The objectifying of women: Lately, it seems to me that magazines such as Seventeen and Cosmogirl have really tried to help girls learn how to become confident, strong young women. I think this is amazing. This is not an easy thing to do by any means. But I do find that their methods are flawed. I mean, sure, the magazines are supported by advertising and I really have no knowledge of how choosy a magazine can be about who they pick to advertise. But if you look through these magazines, all of them are FILLED with PERFECT people. I mean that is a Duh. They are definitley magazines more about fashion and makeup than changing the world although I see many attempts on their part to find a good balance. I'm not saying modeling is bad. I'm just saying the way women models pose...is not great. The prone, vulnerable, save me look....well I mean, if you see these attractive people who are posing like that and you can see or know that they are getting whatever they want because of it, its hard not to want to pose and look like that.

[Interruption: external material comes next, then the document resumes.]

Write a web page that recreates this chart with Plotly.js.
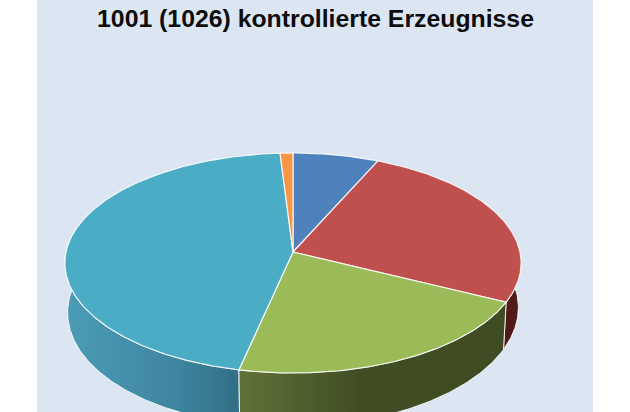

Go on facebook. In the pictures, girls pose the same way. They pout, they look sad, they look vulnerable, they say come hither with their eyes (haha). They imitate all those styles in the magazines in order to look attractive. Honestly I just think they look stupid. Why is it that girls take so many pictures? Is it so that they can show off themselves? Or is it a phenomena that is not gender specific. But not only do I think that magazines are flawed in THAT way, I also think that they give girls the wrong idea about guys. They objectify men as well!!!! The only guys who are in the magazine are the "cute ones". The only ones who are in pinups are slathered with oil and have fabulous abs and arms. These magazines teach us to have not only a high standard for women but also for men. All the men are either giving a gorgeous grin or are staring coldly. What are we supposed to think? Even when we DO think about these problems, how can we not help feeling influenced by them?